Authors: Alfonso Castro (Univ. of Texas at San Antonio, USA)
 Pavel Drabek (Univ. of West Bohemia, Pilsen, Czech Republic)
 John M. Neuberger (Northern Arizona Univ.,Flagstaff, AZ, USA)

 
Abstract: 
 In previous  work by  Castro, Cossio, and Neuberger  \cite{ccn},
 it was shown that a superlinear Dirichlet problem has
 at least three nontrivial solutions when the derivative of the 
 nonlinearity at zero is less than the first eigenvalue of 
 $-\Delta$ with zero Dirichlet boundry condition.

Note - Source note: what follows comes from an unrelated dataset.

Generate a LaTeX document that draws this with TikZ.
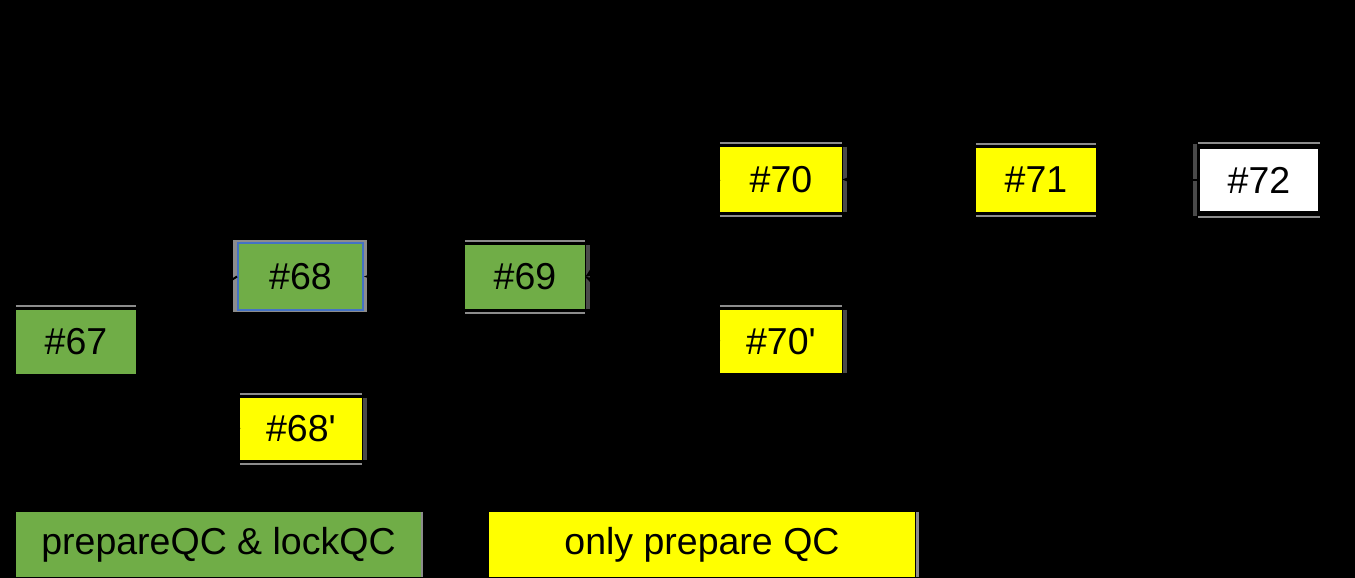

 One of these solutions changes sign exactly-once and the other 
 two are of one sign.
 In this paper we show that when this derivative is 
 between the $k$-th and $k+1$-st eigenvalues there still 
 exists a solution which changes sign at most $k$ times. 
 In particular, when $k=1$ the sign-changing {\it exactly-once} 
 solution persists although one-sign solutions no longer exist.


Published February 28, 2003.
Math Subject Classifications: 35J20, 35J25, 35J60.
Key Words: Dirichlet problem; superlinear; subcritical; 
sign-changing solution; deformation lemma.